TASK DETAILS
Beginning at the first line of the data, print each line exactly, stopping after the line that contains "ax_c = fig.add_axes([0.6349, 0.2149, 0.1731, 0.7245])".

INPUT MATERIAL

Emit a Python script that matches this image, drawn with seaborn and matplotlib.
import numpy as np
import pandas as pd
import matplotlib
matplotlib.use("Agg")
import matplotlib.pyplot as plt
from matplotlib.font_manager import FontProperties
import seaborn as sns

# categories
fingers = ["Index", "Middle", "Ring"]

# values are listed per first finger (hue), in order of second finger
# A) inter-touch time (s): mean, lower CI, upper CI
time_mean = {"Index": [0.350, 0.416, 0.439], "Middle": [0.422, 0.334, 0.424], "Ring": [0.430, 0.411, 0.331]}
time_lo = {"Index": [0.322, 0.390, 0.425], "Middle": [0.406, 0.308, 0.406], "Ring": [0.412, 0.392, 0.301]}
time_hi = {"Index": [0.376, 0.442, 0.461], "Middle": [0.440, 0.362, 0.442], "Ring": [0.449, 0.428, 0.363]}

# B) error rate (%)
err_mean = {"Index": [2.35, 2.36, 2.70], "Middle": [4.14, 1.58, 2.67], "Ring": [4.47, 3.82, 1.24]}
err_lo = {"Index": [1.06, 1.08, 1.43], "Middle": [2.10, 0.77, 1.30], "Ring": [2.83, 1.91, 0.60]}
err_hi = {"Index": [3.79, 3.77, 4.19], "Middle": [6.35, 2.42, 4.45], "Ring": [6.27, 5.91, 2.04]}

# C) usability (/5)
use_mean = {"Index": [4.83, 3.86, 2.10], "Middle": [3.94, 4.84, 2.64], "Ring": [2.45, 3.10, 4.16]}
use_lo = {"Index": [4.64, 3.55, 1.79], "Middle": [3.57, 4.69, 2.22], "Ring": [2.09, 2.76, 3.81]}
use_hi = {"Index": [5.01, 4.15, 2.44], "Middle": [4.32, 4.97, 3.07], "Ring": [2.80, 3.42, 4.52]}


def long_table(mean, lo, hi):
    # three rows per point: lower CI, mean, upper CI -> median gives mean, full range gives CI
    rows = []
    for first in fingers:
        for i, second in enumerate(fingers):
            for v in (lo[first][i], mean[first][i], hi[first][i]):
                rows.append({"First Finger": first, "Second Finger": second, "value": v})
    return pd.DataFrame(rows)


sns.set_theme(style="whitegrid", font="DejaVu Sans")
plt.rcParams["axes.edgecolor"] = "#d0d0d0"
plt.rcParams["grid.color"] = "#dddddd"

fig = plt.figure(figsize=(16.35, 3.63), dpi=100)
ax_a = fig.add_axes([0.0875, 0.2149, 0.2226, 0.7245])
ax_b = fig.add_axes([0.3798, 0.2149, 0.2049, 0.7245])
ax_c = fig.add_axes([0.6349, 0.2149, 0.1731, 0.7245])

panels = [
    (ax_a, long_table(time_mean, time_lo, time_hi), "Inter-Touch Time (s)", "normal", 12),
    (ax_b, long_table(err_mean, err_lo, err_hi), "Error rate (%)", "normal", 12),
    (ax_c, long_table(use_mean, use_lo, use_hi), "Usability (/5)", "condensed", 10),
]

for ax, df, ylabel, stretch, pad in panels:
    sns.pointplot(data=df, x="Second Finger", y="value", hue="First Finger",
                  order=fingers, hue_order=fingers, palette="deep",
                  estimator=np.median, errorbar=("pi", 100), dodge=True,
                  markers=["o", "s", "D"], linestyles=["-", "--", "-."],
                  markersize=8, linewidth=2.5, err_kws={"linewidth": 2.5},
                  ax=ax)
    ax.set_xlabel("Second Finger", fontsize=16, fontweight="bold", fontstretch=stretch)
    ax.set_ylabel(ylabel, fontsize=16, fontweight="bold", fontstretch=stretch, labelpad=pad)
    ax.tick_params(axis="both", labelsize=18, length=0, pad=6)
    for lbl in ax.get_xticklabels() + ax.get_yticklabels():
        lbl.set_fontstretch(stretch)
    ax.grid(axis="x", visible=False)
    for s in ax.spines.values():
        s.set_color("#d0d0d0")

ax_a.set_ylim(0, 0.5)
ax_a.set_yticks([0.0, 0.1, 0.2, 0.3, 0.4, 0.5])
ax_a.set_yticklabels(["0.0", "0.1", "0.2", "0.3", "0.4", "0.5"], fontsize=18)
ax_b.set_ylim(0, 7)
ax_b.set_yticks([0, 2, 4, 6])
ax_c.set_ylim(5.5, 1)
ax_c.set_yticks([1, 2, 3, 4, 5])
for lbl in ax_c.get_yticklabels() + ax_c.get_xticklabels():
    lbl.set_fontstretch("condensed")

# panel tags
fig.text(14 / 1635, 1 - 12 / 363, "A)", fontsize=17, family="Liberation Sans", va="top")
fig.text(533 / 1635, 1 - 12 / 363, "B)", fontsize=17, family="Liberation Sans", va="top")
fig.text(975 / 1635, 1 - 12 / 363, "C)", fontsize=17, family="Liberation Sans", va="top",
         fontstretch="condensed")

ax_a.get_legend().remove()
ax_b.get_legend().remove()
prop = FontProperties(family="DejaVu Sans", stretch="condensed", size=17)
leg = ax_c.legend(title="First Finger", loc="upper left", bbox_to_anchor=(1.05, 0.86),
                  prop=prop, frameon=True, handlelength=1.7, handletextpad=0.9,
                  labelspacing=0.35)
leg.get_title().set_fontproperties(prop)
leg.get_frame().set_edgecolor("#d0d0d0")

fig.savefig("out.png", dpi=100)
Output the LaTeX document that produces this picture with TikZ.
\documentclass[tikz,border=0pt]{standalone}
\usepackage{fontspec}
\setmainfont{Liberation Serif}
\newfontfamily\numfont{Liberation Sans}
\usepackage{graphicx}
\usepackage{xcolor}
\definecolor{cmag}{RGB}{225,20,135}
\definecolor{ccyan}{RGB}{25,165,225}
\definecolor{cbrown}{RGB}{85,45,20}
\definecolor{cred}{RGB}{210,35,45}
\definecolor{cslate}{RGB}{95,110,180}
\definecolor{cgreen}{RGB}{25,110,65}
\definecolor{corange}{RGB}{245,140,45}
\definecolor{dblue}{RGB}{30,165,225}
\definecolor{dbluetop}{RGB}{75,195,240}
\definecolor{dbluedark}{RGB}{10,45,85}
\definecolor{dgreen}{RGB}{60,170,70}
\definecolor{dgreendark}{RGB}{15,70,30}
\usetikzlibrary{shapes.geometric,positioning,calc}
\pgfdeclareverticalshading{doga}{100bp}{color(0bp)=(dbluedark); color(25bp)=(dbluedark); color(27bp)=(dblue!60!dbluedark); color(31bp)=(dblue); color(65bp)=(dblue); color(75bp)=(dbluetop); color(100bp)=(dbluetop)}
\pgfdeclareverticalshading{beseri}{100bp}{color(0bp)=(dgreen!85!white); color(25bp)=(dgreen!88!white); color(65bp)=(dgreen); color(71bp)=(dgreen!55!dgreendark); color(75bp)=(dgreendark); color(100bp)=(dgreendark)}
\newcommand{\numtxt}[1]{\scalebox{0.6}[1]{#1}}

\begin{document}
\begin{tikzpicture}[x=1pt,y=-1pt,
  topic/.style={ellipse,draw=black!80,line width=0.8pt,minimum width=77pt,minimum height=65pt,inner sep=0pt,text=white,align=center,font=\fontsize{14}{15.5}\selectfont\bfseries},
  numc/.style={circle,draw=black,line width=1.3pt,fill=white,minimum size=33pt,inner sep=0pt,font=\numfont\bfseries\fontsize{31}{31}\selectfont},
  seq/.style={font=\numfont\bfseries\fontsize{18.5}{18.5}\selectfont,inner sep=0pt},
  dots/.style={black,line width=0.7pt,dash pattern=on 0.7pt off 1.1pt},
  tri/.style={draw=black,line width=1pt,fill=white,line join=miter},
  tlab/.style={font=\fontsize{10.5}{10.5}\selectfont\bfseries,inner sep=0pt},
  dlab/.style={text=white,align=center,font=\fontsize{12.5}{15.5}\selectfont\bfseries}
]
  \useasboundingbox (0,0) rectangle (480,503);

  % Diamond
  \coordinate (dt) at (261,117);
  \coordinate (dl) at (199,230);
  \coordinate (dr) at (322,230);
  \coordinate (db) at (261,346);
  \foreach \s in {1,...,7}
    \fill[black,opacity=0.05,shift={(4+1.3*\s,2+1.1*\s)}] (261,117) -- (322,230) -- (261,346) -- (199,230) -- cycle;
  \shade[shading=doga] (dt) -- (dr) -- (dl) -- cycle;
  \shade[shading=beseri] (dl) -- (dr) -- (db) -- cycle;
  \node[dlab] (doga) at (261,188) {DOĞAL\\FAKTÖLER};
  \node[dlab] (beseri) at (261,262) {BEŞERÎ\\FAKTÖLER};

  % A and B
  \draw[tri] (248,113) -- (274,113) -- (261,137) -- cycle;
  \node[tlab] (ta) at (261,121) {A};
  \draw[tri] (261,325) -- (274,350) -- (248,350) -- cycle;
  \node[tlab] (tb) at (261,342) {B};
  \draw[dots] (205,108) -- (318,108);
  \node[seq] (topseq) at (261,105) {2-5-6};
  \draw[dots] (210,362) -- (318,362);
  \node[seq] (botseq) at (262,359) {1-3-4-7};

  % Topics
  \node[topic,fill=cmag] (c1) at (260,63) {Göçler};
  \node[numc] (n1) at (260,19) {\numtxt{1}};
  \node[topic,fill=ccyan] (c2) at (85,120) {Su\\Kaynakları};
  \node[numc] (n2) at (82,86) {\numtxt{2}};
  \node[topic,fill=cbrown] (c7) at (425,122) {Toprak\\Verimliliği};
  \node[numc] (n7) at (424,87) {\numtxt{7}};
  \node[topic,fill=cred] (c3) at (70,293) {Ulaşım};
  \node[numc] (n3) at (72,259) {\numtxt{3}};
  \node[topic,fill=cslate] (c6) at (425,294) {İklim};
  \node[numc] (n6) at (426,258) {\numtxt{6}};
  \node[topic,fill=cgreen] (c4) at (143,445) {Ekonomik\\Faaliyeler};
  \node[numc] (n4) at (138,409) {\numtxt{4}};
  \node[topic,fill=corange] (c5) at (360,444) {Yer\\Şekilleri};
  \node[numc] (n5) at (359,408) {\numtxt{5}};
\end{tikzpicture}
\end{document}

EXERCISE RESPONSE
Emit a Python script that matches this image, drawn with seaborn and matplotlib.
import numpy as np
import pandas as pd
import matplotlib
matplotlib.use("Agg")
import matplotlib.pyplot as plt
from matplotlib.font_manager import FontProperties
import seaborn as sns

# categories
fingers = ["Index", "Middle", "Ring"]

# values are listed per first finger (hue), in order of second finger
# A) inter-touch time (s): mean, lower CI, upper CI
time_mean = {"Index": [0.350, 0.416, 0.439], "Middle": [0.422, 0.334, 0.424], "Ring": [0.430, 0.411, 0.331]}
time_lo = {"Index": [0.322, 0.390, 0.425], "Middle": [0.406, 0.308, 0.406], "Ring": [0.412, 0.392, 0.301]}
time_hi = {"Index": [0.376, 0.442, 0.461], "Middle": [0.440, 0.362, 0.442], "Ring": [0.449, 0.428, 0.363]}

# B) error rate (%)
err_mean = {"Index": [2.35, 2.36, 2.70], "Middle": [4.14, 1.58, 2.67], "Ring": [4.47, 3.82, 1.24]}
err_lo = {"Index": [1.06, 1.08, 1.43], "Middle": [2.10, 0.77, 1.30], "Ring": [2.83, 1.91, 0.60]}
err_hi = {"Index": [3.79, 3.77, 4.19], "Middle": [6.35, 2.42, 4.45], "Ring": [6.27, 5.91, 2.04]}

# C) usability (/5)
use_mean = {"Index": [4.83, 3.86, 2.10], "Middle": [3.94, 4.84, 2.64], "Ring": [2.45, 3.10, 4.16]}
use_lo = {"Index": [4.64, 3.55, 1.79], "Middle": [3.57, 4.69, 2.22], "Ring": [2.09, 2.76, 3.81]}
use_hi = {"Index": [5.01, 4.15, 2.44], "Middle": [4.32, 4.97, 3.07], "Ring": [2.80, 3.42, 4.52]}


def long_table(mean, lo, hi):
    # three rows per point: lower CI, mean, upper CI -> median gives mean, full range gives CI
    rows = []
    for first in fingers:
        for i, second in enumerate(fingers):
            for v in (lo[first][i], mean[first][i], hi[first][i]):
                rows.append({"First Finger": first, "Second Finger": second, "value": v})
    return pd.DataFrame(rows)


sns.set_theme(style="whitegrid", font="DejaVu Sans")
plt.rcParams["axes.edgecolor"] = "#d0d0d0"
plt.rcParams["grid.color"] = "#dddddd"

fig = plt.figure(figsize=(16.35, 3.63), dpi=100)
ax_a = fig.add_axes([0.0875, 0.2149, 0.2226, 0.7245])
ax_b = fig.add_axes([0.3798, 0.2149, 0.2049, 0.7245])
ax_c = fig.add_axes([0.6349, 0.2149, 0.1731, 0.7245])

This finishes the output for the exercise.